Los hechos recientes en relación al caso de Solsiret Rodríguez han cerrado una etapa para iniciar otra. Hoy se encuentran detenidos dos implicados en su muerte con prisión preventiva y, a su vez, se inicia el proceso de investigación que determinará la tipificación y sanción de los delitos según corresponda. Al margen de todas las declaraciones emitidas desde la Policía, Fiscalía y los medios de comunicación, este caso plantea algunas aristas en la esfera pública.

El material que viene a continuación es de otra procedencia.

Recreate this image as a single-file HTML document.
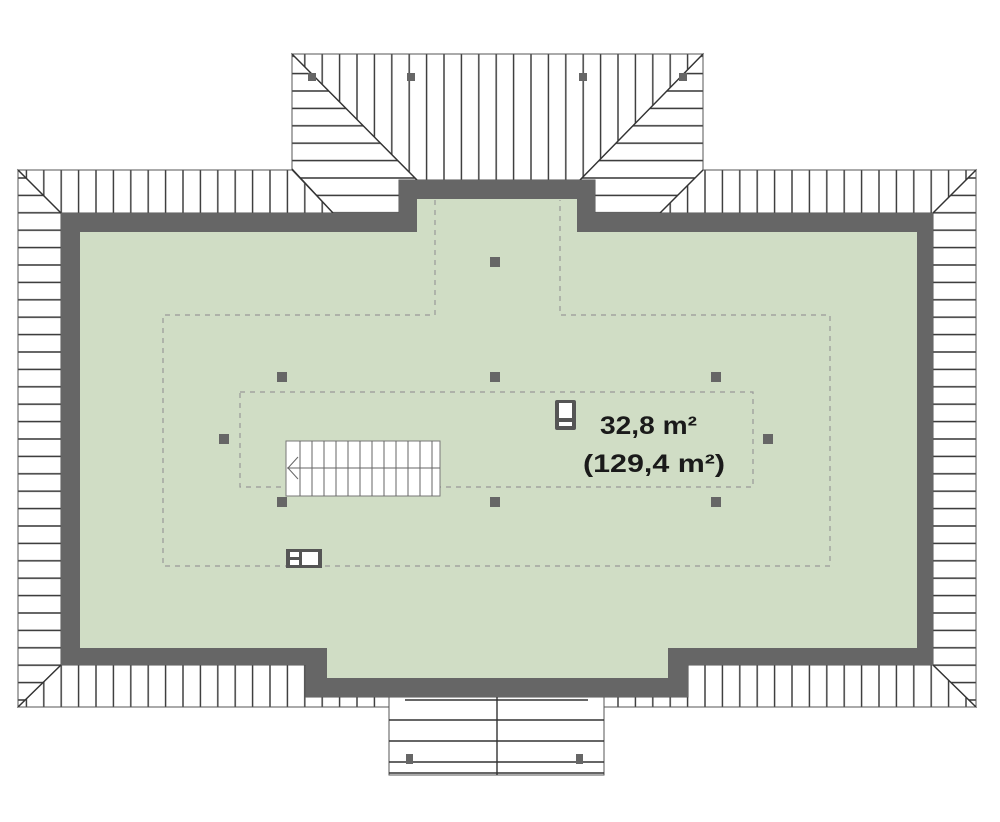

Primero, la violencia transciende ideologías, es decir, ser progresista, conservador, machista o feminista no exime la capacidad de ejercer algún delito como tampoco ser víctima de ellos. Por consiguiente, desvincular a Andrea Aguirre de los espacios progresistas o feministas no debería ser el centro del debate ni del morbo de los medios de comunicación.
Segundo, se ha evidenciado la ineficiencia estatal. Es decir, la incapacidad del Estado para proveer, controlar y administrar sus recursos; en este caso frente a la violencia y desapariciones en relación a las mujeres, aunque se reconoce que no es el único ejemplo.
Tercero, el carácter punitivo empleado para buscar disminuir la violencia hacia las mujeres no está solucionando el problema; sigue siendo deficiente por más avance que signifique a nivel institucional.
Cuarto, debemos analizar profundamente las implicancias de la prevención. ¿Qué significa?, ¿realmente está funcionando?, ¿brindar talleres y desarrollar campañas frente a la violencia es la solución? No hay una respuesta exacta, sino tan solo más interrogantes, porque lo cierto es que, en este caso, tanto la víctima como los agresores conocían de los mecanismos de denuncias, sabían de la importancia de prevenir la violencia y no solo frente a las mujeres en particular y, sin embargo, las consecuencias ya las conocemos.
Si ello ocurre con personas relativamente informadas en temas de derechos humanos ¿imaginamos aquellas que no lo están? Hasta qué punto las personas, en particular las mujeres, tratamos de sostener nuestros calvarios en privado, o nuestros sufrimientos en silencio, quizá con la esperanza de solucionarlo pronto; quizá no confiamos en las instituciones públicas, quizá porque lejos de ayudar, lo que se recibe es solamente estigma, abandono y exposición al morbo.
Por otro lado, se confirman una vez más los prejuicios de las autoridades y del sistema de justicia, que justifican consignas feministas como “la policía no me cuida, me cuidan mis amigas”, porque los operadores de justicia no están ejerciendo su rol de manera competente e incluso entorpecen las investigaciones. Pero, en el caso de Solsiret también se podría sugerir que “La policía no me busca, me buscan mis amigas”.
Gran parte de quienes trabajamos en temas de derechos humanos, reconocemos que no es el único caso, hasta escuchamos comentarios como “probablemente hay otros temas más urgentes” en otros ámbitos de la política; pero si desaparece una mujer cada cinco horas, ya no es sólo Solsiret, y esto lo convierte en una problemática nacional que debe ser tratada con igual relevancia que otros temas públicos. Según informes, en el 2019 se reportaron 2332 mujeres desaparecidas y entre enero y febrero del 2020, llevamos 371 mujeres desaparecidas, incluyendo niñas y adolescentes.
Finalmente, Solsiret no está para compartir el otro lado de la historia, pero ha dejado en evidencia, una vez más, que el sistema estatal, pero también la sociedad peruana, continúan sin prestar la importancia que tiene la violencia, el feminicidio y las desapariciones de las mujeres.